In GST or Customs Fraud, CRA & CBSA often target the ENABLERS.
Fraud does not pay - and is costly to defend!

ENABLERS TARGETED BY CRA & CBSA ALIKE
RECENT ACTION ON CAR THEFTS EASILY TRANSLATES TO TAX & CUSTOMS MATTERS
Recent news reports about Project Chickadee – the OPP and CBSA joint project aimed at dismantling organized car theft rings exporting stolen Canadian vehicles overseas – focused on an effort to target not only the direct causes of these thefts (the gangs stealing the vehicles), but also the ENABLER: freight forwarding companies, shipping companies, and other intermediaries effectively aiding and abetting the process.
The Canadian government’s ability to intervene in situations that it does not ultimately like (i.e., tax schemes, GST shams, tariff fraud) knows no bounds.
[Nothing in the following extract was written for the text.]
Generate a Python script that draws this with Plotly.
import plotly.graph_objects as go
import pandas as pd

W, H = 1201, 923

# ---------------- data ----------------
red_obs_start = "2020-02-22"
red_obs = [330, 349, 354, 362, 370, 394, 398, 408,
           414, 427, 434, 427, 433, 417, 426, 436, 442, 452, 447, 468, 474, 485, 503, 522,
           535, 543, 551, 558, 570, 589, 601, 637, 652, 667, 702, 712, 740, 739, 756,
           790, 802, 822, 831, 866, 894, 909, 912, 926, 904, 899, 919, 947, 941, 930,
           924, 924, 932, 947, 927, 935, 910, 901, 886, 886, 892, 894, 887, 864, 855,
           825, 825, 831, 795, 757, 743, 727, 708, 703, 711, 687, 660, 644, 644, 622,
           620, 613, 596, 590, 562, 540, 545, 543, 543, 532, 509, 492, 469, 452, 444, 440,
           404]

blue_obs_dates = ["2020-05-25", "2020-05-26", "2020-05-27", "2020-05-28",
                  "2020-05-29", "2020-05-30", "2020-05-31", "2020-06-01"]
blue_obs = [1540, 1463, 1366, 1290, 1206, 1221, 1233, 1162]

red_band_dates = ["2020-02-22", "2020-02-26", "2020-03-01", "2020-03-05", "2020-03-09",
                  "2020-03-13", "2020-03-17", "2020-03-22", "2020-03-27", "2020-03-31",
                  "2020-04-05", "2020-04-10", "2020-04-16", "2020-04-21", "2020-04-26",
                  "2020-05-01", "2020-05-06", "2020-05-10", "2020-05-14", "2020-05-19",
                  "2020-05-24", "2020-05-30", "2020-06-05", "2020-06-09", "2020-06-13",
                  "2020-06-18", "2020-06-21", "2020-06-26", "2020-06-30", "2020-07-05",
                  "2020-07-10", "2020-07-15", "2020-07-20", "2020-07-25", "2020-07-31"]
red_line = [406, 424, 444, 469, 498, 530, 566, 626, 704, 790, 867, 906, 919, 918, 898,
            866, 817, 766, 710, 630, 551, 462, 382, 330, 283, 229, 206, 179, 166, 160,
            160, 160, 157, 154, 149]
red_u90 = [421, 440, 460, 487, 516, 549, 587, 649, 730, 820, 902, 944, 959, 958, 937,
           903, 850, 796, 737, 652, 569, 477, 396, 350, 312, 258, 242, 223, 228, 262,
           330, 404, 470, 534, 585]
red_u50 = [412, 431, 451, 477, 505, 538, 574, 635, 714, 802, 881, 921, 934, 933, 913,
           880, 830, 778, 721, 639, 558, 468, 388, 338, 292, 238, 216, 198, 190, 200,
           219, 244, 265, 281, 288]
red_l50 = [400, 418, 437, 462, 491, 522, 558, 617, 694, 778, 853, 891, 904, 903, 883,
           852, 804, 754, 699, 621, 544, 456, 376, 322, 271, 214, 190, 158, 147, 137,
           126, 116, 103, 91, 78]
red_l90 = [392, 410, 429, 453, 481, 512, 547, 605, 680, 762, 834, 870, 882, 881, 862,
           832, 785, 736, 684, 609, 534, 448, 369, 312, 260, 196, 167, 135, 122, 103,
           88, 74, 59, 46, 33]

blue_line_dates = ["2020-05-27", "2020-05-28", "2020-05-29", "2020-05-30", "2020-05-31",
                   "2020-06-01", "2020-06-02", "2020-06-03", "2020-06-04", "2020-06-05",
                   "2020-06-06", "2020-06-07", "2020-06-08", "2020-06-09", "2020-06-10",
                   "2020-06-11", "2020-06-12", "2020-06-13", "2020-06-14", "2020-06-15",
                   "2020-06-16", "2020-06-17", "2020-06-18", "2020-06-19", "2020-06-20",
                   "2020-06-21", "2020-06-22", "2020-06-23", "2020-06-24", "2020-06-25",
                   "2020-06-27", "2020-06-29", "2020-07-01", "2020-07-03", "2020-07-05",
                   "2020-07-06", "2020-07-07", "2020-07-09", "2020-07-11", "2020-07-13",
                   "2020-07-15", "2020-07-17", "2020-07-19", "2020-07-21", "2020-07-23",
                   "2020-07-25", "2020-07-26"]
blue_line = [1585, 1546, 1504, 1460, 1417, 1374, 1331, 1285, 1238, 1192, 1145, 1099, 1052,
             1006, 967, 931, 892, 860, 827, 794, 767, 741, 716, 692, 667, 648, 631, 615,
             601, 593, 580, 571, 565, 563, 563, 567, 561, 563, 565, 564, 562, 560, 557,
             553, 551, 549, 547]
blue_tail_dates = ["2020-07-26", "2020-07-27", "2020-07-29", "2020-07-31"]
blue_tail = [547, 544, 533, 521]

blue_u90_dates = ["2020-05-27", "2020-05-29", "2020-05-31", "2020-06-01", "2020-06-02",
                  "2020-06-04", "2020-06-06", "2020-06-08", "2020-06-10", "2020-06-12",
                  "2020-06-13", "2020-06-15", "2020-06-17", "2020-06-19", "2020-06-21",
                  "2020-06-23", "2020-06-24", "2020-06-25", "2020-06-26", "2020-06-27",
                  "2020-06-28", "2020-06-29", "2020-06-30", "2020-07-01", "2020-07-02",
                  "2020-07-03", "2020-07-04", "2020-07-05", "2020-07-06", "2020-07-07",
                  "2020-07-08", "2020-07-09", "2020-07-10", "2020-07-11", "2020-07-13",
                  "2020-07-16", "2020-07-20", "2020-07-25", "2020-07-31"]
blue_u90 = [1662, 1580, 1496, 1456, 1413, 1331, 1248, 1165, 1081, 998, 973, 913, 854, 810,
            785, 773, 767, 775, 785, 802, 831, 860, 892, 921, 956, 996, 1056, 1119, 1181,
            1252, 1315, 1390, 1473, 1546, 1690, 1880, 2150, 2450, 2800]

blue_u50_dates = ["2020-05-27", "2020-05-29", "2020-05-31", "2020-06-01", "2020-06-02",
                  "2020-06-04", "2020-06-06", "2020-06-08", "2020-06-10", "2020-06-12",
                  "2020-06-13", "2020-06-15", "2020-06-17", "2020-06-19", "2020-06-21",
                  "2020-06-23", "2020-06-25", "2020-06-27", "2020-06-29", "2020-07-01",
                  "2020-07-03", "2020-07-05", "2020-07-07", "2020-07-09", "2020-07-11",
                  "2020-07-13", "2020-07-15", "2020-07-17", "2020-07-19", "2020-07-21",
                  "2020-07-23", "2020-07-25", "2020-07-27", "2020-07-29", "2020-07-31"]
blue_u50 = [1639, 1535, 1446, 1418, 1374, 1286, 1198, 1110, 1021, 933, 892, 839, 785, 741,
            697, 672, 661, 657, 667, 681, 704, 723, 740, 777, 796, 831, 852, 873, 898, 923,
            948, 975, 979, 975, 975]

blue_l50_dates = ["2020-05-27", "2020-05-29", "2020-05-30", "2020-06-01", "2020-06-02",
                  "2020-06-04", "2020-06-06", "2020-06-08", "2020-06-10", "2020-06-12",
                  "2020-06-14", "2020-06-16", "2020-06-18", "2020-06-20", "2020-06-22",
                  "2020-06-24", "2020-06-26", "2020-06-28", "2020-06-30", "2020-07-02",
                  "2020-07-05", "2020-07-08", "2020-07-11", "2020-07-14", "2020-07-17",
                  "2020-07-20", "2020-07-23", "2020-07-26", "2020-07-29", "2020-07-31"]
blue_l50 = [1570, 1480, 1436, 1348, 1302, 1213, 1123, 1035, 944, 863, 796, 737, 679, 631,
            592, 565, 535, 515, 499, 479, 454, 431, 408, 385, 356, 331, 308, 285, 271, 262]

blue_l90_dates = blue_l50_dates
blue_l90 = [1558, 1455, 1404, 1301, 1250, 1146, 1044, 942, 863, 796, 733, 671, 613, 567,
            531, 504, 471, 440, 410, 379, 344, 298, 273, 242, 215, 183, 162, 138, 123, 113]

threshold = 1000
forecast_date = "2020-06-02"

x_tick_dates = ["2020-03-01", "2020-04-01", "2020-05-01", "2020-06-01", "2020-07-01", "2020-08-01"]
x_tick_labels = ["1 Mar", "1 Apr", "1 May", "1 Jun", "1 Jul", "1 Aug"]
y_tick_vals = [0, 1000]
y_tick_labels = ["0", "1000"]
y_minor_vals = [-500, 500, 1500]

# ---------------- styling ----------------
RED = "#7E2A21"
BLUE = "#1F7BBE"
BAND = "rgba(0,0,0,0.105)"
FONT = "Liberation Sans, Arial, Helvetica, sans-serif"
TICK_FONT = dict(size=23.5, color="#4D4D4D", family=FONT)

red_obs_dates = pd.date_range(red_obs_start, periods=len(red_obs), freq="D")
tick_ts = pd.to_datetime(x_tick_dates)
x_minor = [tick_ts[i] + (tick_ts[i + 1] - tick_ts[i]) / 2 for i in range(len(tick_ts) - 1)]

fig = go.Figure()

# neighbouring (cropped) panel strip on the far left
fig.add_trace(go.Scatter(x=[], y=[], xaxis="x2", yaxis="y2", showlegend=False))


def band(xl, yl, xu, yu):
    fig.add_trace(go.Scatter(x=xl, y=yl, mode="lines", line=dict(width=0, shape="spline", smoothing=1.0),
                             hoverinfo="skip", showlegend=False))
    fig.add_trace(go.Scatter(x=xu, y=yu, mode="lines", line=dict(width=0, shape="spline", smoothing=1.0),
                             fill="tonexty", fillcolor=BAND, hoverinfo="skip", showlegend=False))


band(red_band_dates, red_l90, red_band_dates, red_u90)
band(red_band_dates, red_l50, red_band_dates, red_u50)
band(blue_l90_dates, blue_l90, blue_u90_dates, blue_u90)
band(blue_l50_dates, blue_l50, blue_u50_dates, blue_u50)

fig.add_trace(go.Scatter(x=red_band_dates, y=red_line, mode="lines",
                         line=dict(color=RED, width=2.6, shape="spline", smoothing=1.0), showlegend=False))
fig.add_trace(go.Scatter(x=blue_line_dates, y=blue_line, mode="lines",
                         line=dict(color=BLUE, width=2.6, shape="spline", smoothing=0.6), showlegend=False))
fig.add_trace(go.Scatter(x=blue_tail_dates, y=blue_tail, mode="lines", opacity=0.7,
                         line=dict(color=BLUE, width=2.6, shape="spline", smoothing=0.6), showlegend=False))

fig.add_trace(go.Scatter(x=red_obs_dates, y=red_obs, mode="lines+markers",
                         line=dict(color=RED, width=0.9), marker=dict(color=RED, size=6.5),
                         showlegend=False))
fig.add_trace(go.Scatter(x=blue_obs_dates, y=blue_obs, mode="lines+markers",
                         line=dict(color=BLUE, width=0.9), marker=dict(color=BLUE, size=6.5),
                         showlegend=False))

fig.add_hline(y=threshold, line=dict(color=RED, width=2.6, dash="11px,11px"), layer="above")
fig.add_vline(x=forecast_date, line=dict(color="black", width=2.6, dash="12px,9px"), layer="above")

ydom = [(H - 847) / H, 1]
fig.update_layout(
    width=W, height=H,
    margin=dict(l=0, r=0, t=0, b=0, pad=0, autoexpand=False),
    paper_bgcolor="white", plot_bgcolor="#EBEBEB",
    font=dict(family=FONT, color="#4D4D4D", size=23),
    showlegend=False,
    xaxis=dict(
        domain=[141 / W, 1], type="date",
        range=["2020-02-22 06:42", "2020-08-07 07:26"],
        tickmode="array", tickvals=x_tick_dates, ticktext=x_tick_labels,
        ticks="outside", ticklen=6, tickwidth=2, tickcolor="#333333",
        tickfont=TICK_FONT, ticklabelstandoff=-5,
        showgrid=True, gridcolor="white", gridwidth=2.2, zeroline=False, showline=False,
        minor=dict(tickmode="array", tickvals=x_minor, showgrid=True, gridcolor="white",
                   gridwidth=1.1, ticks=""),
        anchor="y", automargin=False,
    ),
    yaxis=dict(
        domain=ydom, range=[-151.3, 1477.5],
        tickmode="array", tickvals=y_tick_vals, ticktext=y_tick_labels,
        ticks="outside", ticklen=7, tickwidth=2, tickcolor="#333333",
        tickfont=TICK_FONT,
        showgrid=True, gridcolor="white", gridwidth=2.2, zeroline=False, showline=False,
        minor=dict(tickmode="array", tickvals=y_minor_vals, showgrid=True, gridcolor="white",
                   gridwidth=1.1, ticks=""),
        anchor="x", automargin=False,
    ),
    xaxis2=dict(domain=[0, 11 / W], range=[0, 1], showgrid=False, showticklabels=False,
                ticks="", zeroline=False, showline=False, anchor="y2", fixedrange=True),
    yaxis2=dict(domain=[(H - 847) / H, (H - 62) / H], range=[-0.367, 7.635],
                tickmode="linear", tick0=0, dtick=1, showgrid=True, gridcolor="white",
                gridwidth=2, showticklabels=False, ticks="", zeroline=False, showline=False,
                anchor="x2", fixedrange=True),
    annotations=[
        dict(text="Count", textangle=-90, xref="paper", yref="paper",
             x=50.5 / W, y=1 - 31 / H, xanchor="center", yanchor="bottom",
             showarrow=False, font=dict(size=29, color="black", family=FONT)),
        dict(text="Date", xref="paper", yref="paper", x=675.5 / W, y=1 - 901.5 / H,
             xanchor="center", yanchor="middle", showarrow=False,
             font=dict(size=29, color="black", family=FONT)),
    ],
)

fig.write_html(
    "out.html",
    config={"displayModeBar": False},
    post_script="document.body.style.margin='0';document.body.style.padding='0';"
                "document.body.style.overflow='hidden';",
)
And the government’s response does not always require joint work with the OPP or RCMP, but can come in much more innocuous ways.
In this report, we examine a couple of ways in which Canada Revenue Agency (“CRA”) and Canada Border Services Agency (“CBSA”) can target persons indirectly associated with GST or customs non-compliance.
CRA & GST “Sham” Allegations
One of the ways CRA has approached perceived tax schemes is focusing not only on the direct perpetrators themselves, but also on established businesses that allegedly assisted, participated in or benefitted from the arrangement. This issue has appeared in sectors such as employment staffing and precious metals.
A common example involves the assessment of businesses that hired workers through staffing agencies that later failed to remit GST collected on their services. CRA, which is able to assess based on “assumptions of fact”, has been seen to take the position that taxpayers claiming input tax credits (“ITCs”) for GST paid to staffing agencies either knowingly participated in tax evasion (for example, by accepting “invoices of accommodation”) or did not do enough to vet their suppliers (even where those suppliers were GST-registered).
The CRA has then gone on to reject the claimed ITCs and assessed gross negligence penalties against the companies claiming the ITCs, often pushing them to bankruptcy as they spend years fighting the assessment in Tax Court, all the while being forced to pay GST assessments (which unlike income tax assessments, are payable notwithstanding objections and appeals).
CBSA & Improper Imports Allegations
A similar dynamic exists under customs law. Under section 59 of the Customs Act, the CBSA has broad power to assess (i.e., issue statements of adjustment against) owners and importers of goods who do not meet their obligation under section 32.2 to make corrections to declared tariff classification, value for duty, or origin once they have reason to believe those declarations are incorrect.
This obligation can reach back up to 4 years, and any resulting assessments must generally be paid or fully secured before the appeal process can begin. Businesses tempted to adjust declarations to blunt the impact of current tariffs should tread carefully. CBSA enforcement can capture not only outright fraud, but parties who have turned a blind eye to errors that ought to have been corrected.
In GST or Customs Fraud, CRA & CBSA often target the ENABLERS.
Fraud does not pay - and is costly to defend!
Takeaways
Recent headlines about the CBSA and OPP efforts to target the “enablers” of Canadian car theft are directly relatable to GST and customs fraud-related enforcement. Both the CRA and CBSA have broad authority to pursue those indirectly connected to the fraud, and years of litigation can be involved in defending oneself. When businesses find themselves in these situations, experienced professionals are required. In the right situations, Voluntary Disclosure Programs can assist.